**** Dataset section

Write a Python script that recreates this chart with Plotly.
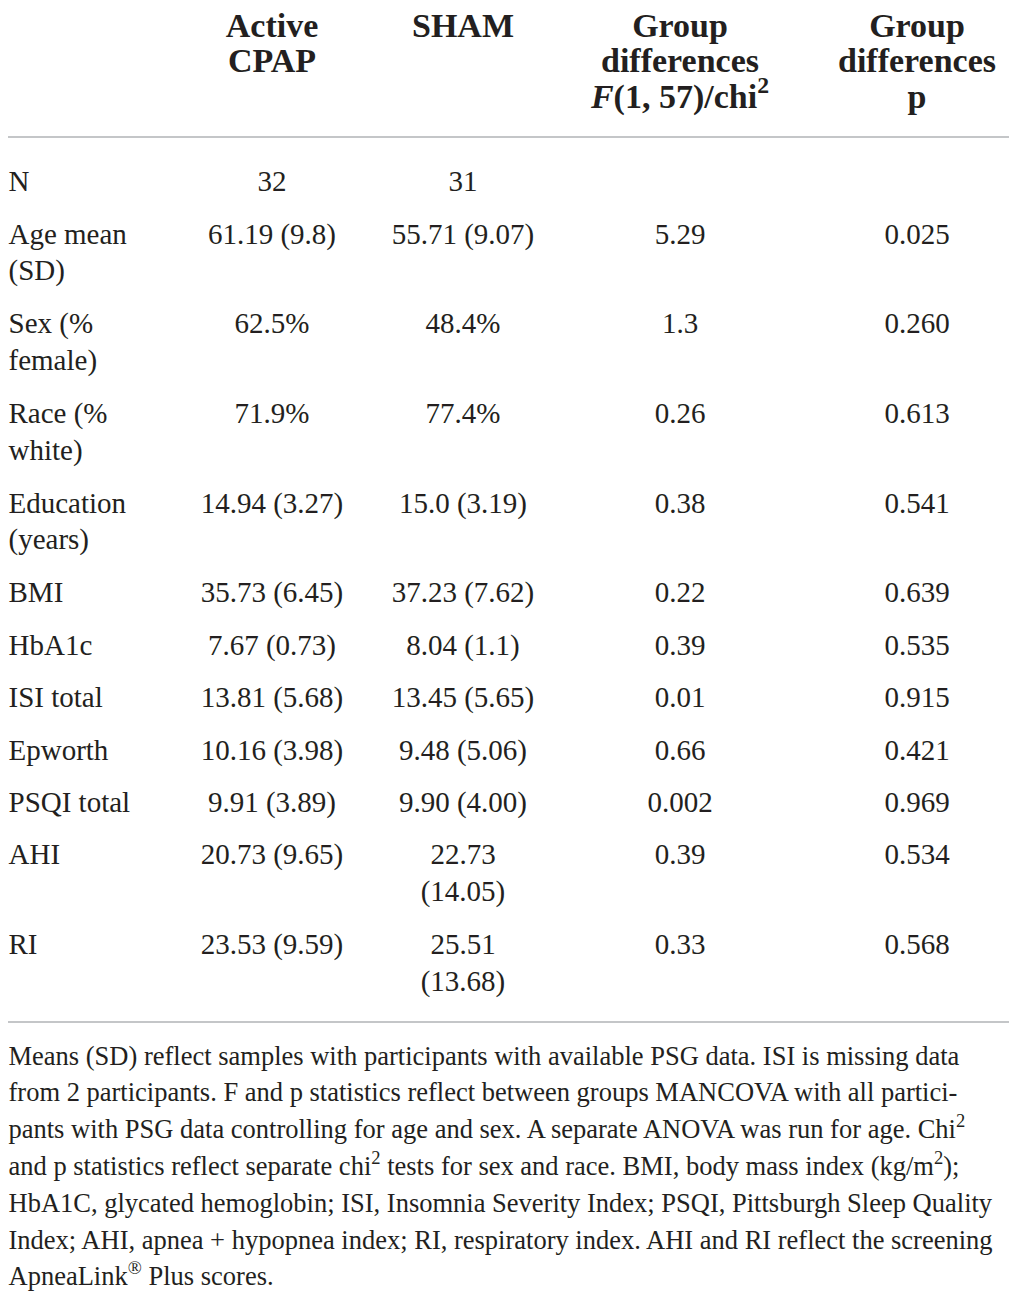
import plotly.graph_objects as go

# table content
headers = ["", "Active<br>CPAP", "SHAM",
           "Group<br>differences<br><i>F</i>(1, 57)/chi<sup>2</sup>",
           "Group<br>differences<br>p"]
labels = ["N", "Age mean<br>(SD)", "Sex (%<br>female)", "Race (%<br>white)",
          "Education<br>(years)", "BMI", "HbA1c", "ISI total", "Epworth",
          "PSQI total", "AHI", "RI"]
active = ["32", "61.19 (9.8)", "62.5%", "71.9%", "14.94 (3.27)", "35.73 (6.45)",
          "7.67 (0.73)", "13.81 (5.68)", "10.16 (3.98)", "9.91 (3.89)",
          "20.73 (9.65)", "23.53 (9.59)"]
sham = ["31", "55.71 (9.07)", "48.4%", "77.4%", "15.0 (3.19)", "37.23 (7.62)",
        "8.04 (1.1)", "13.45 (5.65)", "9.48 (5.06)", "9.90 (4.00)",
        "22.73<br>(14.05)", "25.51<br>(13.68)"]
f_chi = ["", "5.29", "1.3", "0.26", "0.38", "0.22", "0.39", "0.01", "0.66",
         "0.002", "0.39", "0.33"]
p_vals = ["", "0.025", "0.260", "0.613", "0.541", "0.639", "0.535", "0.915",
          "0.421", "0.969", "0.534", "0.568"]

footnote = [
    "Means (SD) reflect samples with participants with available PSG data. ISI is missing data",
    "from 2 participants. F and p statistics reflect between groups MANCOVA with all partici-",
    "pants with PSG data controlling for age and sex. A separate ANOVA was run for age. Chi<sup>2</sup>",
    "and p statistics reflect separate chi<sup>2</sup> tests for sex and race. BMI, body mass index (kg/m<sup>2</sup>);",
    "HbA1C, glycated hemoglobin; ISI, Insomnia Severity Index; PSQI, Pittsburgh Sleep Quality",
    "Index; AHI, apnea + hypopnea index; RI, respiratory index. AHI and RI reflect the screening",
    "ApneaLink<sup>®</sup> Plus scores.",
]

# page body has an 8px margin, so keep figure inside the window and
# let the axes run in window pixels
W, H, OFF = 1001, 1284, 8
ink = "#231f20"
rule = "#b1b3b6"
serif = "Liberation Serif"

col_x = [8.5, 272, 463, 680, 917]
head_top, head_step = 28, 35.5
body_top, line_step, row_gap = 184, 36.5, 52.4
foot_top, foot_step = 1058, 36.8

columns = [labels, active, sham, f_chi, p_vals]

# vertical position of every line inside the body rows
row_y = []
y = body_top
for lab_i in range(len(labels)):
    row_y.append(y)
    n = max(len(col[lab_i].split("<br>")) for col in columns)
    y += row_gap + (n - 1) * (line_step + 0.8)

fig = go.Figure()


def add_text(xs, ys, texts, pos, size, bold=False):
    fig.add_trace(go.Scatter(
        x=xs, y=ys, text=texts, mode="text", textposition=pos,
        textfont=dict(family=serif, size=size, color=ink,
                      weight="bold" if bold else "normal"),
        hoverinfo="skip", showlegend=False, cliponaxis=False,
    ))


for ci, col in enumerate(columns):
    pos = "middle right" if ci == 0 else "middle center"
    # header lines
    hx, hy, ht = [], [], []
    for li, part in enumerate(headers[ci].split("<br>")):
        if part:
            hx.append(col_x[ci])
            hy.append(head_top + li * head_step)
            ht.append(part)
    if ht:
        add_text(hx, hy, ht, pos, 34, bold=True)
    # body lines
    bx, by, bt = [], [], []
    for ri, cell in enumerate(col):
        for li, part in enumerate(cell.split("<br>")):
            if part:
                bx.append(col_x[ci])
                by.append(row_y[ri] + li * line_step)
                bt.append(part)
    add_text(bx, by, bt, pos, 29)

add_text([col_x[0]] * len(footnote),
         [foot_top + i * foot_step for i in range(len(footnote))],
         footnote, "middle right", 26.5)

# horizontal rules under the header and under the last row
for ypx in [137, 1022]:
    fig.add_shape(type="line", xref="x", yref="y",
                  x0=5, x1=1012, y0=ypx, y1=ypx,
                  line=dict(color=rule, width=1.5))

fig.update_xaxes(range=[OFF, OFF + W], visible=False, fixedrange=True)
fig.update_yaxes(range=[OFF + H, OFF], visible=False, fixedrange=True)
fig.update_layout(
    width=W, height=H,
    margin=dict(l=0, r=0, t=0, b=0),
    paper_bgcolor="white",
    plot_bgcolor="white",
)

fig.write_html("out.html")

********

Copy nothing but the lines from the top of the data down to the line containing "import plotly.graph_objects as go", and leave the pictures out.

> The reply:
Write a Python script that recreates this chart with Plotly.
import plotly.graph_objects as go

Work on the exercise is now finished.